11. Research and Data Analytics Operations
GIC Re operates a Research and Development department that conducts actuarial and statistical analysis of claims data, catastrophe modeling, and industry research. This operation analyzes historical loss data across classes of business – fire, marine, motor, health, crop, engineering – to identify emerging trends (e.g., rising frequency of cyber claims, increasing severity of flood losses, new patterns of health insurance fraud). GIC Re publishes industry reports, risk maps (flood-prone zones, earthquake zones, cyclone-prone districts), and guidance notes for underwriting and claims. The research also supports pricing of new products (e.g., parametric insurance for weather-related events, cyber insurance). GIC Re’s data analytics operations use machine learning and artificial intelligence to detect fraud patterns, predict loss ratios, and optimize reinsurance program structures.

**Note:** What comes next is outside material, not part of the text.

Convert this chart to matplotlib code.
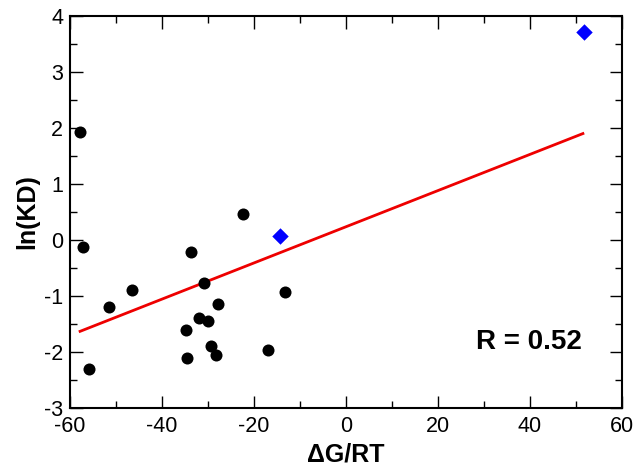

12. Financial Reporting and Solvency Management Operations
GIC Re’s financial operations prepare statutory financial statements (balance sheet, profit and loss account, cash flow statement) in accordance with Ind AS (Indian Accounting Standards) as mandated by IRDAI. The operations include calculating reserves for unearned premiums (premiums received for coverage not yet provided), outstanding claims (reported but not yet paid), incurred but not reported (IBNR) claims (estimated claims that have occurred but not yet reported), and unexpired risk reserves. GIC Re’s appointed actuary conducts an annual solvency assessment – ensuring that assets exceed liabilities by at least 50% (solvency ratio of 1.5). If the solvency ratio falls below 1.5, GIC Re must take corrective action (capital infusion, reducing risk exposure, purchasing additional retrocession). Solvency reports are submitted to IRDAI quarterly and annually.